Treating Plants with Caffeine
Low concentrations of caffeine are effective at repelling slugs as the caffeine deters them from feeding on treated plants. High concentrations of 1-2% caffeine kill slugs in days.
A simple way to achieve this concentration is to brew coffee from fresh grounds containing the most caffeine. Instant coffee, made from powder, has a concentration of 0.05% caffeine, effectively repelling slugs.
Safely Using Coffee and Fresh Grounds in the Garden
Unwashed coffee grounds are acidic, and using them in the garden helps with soil pH for acid loving plants. Not every plant in the garden thrives in acidic soil; using ground coffee beans may harm your garden instead of helping it.
Plants like tomatoes, clovers, and alfalfa won’t benefit from caffeine. Instead of using coffee grounds to deter slugs, use the sharp edges of crushed egg shells to cut the soft bodies of slugs and kill them.
Beer is another alternative to coffee grounds for creating a slug trap. The smell of yeast in beer works as slug bait, and gardeners use bottles as beer traps to drown slugs attracted to the scent.
You may be tempted to use DE to get rid of your slug problem but diatomaceous earth does not kill slugs. It may slow them down but it won’t eliminate them.

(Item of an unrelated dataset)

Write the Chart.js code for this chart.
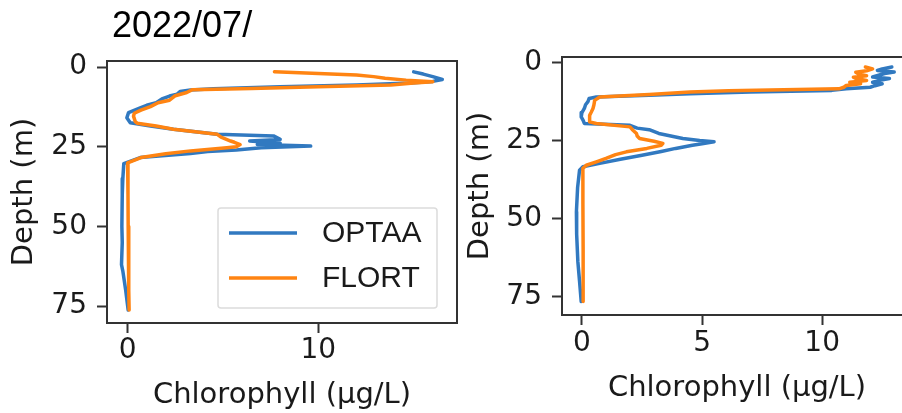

Using Coffee Ground Compost as Mulch
Aside from improving the pH of the soil, using coffee grounds in the garden benefits soil structure. Coffee grounds, even after brewing, are rich in nitrogen, which is essential for plant growth.
Leafy plants like lettuce enjoy the nutrient boost from coffee ground compost, and the inclusion of caffeine in your compost pile may help deter slugs from visiting plants.
Because they release nitrogen, coffee grounds are green materials for composting. Add brown organic matter like broken twigs and dried leaves to your compost pile and coffee grounds to maintain a nutrient balance between carbon and nitrogen.
Natural Predators to Kill Slugs
Despite the effectiveness of coffee grounds for slug control, there are other solutions. Use neem oil to repel slugs or some of the best methods for controlling slug numbers in your garden involve natural slug predators. As soft-bodied animals, slugs fall prey to birds, toads, snakes, and mammals like raccoons.
To help keep slugs out of the garden, attract their natural predators. Because larger birds tend to eat slugs, it may be challenging to attract them; however, toads and snakes are easy to draw to your yard and won’t damage your plants. To create environments these predators enjoy, set up woodpiles or clay toad houses to shelter them.
If you drink coffee regularly, instead of tossing your grounds, collect them for composting or use them as a natural slug repellent. Because plants that thrive in acidic soil benefit from caffeine treatments, using coffee grounds against slugs benefits your garden in multiple ways.